Наконец, третьим символом сегодняшней России выступает Рублевка и неразрывно связанный с нею рубль. Клянусь, Рублевское шоссе никогда не приобрело бы такой внутренней (а теперь уже и международной) популярности, если бы не созвучие с постоянно укрепляющейся национальной валютой. В сознании иностранцев Рублевка — место, где много рублей, и, честное слово, они правы. Для отечественного потребителя Рублевка — главный гламурный бренд, для зарубежного — символ растущей российской экономики. Москва сегодня — центр роскоши; российский магнат легко может заказать на день рождения жены концерт Майкла Джексона. При этом Рублевка державна, ибо люди, живущие на ней, — элита власти, столпы престола. Роскошь, конечно, не добродетель, особенно в христианской системе ценностей, но в том и оборотничество: свинство, а приятно же! Прия-а-а-тно. Власть наконец перестала стесняться хорошей жизни. Россия, долго позиционировавшая себя как страна романтических бессребреников, стремительно избавляется от этого имиджа: теперь это страна ничем не оплаченной, свалившейся на голову роскоши, и она никому не обязана отдавать отчет в своих действиях: конъюнктура такова, что сегодня мы можем позволить себе что угодно. А когда кончится нефть — начнется еще что-нибудь.
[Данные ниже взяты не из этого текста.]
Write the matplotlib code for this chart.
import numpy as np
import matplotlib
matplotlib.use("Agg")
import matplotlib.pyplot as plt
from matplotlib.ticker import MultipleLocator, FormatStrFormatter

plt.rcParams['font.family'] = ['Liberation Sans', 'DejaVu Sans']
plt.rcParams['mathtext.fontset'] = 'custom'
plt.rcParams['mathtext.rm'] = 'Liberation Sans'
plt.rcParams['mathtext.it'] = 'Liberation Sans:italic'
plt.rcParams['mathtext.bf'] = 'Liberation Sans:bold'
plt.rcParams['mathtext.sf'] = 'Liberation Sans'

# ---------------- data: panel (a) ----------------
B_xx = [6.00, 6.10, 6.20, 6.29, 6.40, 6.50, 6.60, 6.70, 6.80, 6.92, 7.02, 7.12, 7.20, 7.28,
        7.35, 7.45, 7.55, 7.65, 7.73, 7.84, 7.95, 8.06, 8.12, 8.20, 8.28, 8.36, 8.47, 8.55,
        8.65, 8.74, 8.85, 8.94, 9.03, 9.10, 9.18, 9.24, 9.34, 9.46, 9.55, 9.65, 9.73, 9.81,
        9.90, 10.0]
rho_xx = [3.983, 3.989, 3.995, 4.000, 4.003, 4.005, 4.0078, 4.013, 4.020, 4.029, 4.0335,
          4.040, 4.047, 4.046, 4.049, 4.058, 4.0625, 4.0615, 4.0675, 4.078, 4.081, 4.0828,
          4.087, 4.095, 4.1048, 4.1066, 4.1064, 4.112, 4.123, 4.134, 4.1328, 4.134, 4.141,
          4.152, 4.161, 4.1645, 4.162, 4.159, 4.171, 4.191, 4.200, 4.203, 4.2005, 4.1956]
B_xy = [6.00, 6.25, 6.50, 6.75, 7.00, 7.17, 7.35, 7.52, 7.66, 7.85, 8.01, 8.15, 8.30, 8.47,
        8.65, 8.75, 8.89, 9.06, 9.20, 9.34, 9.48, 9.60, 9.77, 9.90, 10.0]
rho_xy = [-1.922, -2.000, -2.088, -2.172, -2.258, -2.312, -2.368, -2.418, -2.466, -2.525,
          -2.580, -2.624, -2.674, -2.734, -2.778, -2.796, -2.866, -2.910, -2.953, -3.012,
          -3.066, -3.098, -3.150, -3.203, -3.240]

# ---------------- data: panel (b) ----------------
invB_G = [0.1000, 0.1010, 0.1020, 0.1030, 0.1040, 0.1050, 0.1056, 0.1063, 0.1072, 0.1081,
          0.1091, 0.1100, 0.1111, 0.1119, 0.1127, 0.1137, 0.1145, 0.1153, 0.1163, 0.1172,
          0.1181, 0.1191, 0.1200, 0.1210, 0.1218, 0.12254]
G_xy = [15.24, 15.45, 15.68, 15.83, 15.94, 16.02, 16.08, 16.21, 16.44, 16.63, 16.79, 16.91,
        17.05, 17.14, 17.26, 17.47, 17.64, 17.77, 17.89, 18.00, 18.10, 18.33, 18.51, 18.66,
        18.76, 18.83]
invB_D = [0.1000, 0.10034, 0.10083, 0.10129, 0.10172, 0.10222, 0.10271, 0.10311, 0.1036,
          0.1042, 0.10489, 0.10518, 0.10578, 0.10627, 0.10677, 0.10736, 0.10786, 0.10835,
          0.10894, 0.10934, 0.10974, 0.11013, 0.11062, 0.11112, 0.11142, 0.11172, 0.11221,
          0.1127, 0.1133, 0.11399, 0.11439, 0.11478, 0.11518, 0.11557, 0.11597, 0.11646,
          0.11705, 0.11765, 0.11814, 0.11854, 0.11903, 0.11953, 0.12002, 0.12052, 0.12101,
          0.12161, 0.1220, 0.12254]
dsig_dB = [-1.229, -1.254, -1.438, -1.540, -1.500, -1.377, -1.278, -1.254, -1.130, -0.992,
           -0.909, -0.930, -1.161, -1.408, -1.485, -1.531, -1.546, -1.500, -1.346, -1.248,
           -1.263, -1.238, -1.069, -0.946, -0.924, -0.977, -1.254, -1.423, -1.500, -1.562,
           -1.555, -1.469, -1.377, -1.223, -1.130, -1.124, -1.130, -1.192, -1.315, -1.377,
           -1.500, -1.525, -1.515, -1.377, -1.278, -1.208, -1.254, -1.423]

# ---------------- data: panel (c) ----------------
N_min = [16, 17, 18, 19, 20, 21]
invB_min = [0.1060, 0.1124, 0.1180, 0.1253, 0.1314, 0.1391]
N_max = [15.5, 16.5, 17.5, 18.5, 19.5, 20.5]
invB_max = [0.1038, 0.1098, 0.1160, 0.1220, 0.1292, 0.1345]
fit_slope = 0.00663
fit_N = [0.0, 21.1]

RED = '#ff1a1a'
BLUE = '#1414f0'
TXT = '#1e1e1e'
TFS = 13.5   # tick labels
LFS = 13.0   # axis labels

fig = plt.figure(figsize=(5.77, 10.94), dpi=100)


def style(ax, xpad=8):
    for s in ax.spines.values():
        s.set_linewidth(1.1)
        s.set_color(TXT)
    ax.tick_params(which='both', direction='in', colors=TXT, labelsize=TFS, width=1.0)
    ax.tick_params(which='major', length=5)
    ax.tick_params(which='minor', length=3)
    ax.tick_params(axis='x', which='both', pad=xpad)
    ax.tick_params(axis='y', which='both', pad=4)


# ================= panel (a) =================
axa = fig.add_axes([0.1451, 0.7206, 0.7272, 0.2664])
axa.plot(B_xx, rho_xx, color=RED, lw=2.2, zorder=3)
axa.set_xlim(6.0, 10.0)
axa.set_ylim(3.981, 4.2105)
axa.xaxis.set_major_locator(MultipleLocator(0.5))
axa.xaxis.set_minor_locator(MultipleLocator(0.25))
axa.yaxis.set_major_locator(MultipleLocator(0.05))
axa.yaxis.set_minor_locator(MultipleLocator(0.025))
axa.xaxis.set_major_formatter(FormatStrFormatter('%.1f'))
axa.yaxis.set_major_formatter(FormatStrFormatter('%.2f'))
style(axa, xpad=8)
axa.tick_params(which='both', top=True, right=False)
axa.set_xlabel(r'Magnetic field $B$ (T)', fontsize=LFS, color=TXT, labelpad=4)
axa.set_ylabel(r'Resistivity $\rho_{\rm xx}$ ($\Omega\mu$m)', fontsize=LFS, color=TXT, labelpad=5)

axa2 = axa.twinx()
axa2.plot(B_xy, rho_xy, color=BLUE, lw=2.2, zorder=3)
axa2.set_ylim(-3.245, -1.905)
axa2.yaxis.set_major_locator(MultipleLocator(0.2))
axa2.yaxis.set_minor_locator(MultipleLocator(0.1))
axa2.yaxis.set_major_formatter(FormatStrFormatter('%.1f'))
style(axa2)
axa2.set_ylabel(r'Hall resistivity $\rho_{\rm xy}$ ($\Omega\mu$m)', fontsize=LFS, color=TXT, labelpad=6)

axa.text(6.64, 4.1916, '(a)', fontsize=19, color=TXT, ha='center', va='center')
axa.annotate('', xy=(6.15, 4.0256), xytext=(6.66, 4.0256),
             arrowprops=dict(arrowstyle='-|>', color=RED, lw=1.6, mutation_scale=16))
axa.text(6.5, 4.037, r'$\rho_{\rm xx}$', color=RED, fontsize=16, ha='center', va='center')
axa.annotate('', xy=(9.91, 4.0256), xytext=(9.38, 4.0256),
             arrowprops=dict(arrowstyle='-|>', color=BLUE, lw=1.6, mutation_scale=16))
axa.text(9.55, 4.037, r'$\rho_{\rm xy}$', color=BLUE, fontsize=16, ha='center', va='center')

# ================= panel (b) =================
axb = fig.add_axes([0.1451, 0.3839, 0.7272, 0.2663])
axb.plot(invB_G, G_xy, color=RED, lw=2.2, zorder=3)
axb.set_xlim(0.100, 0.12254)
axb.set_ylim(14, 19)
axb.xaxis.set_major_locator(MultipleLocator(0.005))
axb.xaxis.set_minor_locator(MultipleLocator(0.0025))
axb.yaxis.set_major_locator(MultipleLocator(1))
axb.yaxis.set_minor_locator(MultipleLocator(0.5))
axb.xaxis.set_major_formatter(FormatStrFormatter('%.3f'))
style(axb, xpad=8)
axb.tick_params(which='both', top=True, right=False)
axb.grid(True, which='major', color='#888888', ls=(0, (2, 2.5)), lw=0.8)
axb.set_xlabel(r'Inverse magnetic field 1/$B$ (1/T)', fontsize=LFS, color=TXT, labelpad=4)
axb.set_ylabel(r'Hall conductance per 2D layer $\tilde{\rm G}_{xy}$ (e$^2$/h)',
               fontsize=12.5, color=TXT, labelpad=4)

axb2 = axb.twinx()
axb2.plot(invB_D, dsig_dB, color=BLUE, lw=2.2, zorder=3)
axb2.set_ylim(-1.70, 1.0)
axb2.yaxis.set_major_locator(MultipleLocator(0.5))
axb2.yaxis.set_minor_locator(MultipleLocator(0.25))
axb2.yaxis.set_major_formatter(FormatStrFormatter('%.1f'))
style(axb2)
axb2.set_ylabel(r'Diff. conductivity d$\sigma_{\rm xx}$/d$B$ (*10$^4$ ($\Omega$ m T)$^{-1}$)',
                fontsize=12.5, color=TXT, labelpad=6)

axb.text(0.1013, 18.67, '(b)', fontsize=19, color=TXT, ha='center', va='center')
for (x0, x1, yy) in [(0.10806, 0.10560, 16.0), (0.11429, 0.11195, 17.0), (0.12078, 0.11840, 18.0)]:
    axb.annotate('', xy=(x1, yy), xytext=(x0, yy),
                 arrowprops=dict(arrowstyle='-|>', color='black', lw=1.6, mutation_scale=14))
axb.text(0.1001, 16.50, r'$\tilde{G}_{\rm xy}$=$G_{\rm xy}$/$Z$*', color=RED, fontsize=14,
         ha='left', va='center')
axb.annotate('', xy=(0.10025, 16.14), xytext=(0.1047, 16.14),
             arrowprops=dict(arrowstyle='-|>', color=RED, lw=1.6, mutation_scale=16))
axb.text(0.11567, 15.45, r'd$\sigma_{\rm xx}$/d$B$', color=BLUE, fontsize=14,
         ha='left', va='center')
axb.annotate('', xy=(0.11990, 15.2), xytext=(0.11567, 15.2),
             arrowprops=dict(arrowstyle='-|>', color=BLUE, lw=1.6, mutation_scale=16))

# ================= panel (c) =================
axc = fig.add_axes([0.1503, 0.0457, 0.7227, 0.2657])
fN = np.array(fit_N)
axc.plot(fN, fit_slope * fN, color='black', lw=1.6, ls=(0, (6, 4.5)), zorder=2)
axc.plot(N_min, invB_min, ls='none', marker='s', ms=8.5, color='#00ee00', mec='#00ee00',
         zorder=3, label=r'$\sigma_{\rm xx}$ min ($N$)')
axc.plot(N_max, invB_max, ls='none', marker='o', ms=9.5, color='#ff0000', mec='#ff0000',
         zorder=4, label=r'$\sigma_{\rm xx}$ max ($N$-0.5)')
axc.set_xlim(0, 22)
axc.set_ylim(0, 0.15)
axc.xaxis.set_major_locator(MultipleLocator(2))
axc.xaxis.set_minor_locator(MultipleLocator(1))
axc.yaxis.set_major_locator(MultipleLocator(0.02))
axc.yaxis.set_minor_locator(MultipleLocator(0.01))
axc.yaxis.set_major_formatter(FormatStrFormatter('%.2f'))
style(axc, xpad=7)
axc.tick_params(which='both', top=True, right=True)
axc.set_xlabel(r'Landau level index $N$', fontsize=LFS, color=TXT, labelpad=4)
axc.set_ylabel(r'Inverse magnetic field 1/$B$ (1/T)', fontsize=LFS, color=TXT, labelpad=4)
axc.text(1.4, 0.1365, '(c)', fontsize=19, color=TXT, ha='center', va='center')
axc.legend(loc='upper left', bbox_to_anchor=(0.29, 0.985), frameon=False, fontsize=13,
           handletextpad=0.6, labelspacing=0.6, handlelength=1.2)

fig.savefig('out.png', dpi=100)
Так что, с учетом славного прошлого и всех сегодняшних корректив, символ России выглядит сегодня примерно так: это двуглавый медведь, на одной из голов которого написано умиление, а на другой — крайнее раздражение. В левой его лапе зажата бутылка водки, в правой — мензурка нефти, на левой голове ушанка, на правой — клобук, на груди — крест и автомат Калашникова. Он едет верхом на ракете, запряженной тройкой с бубенцами, по Рублевскому шоссе, усыпанному рублями. По обочинам дороги стоят потрясенные иностранцы и мечут икру.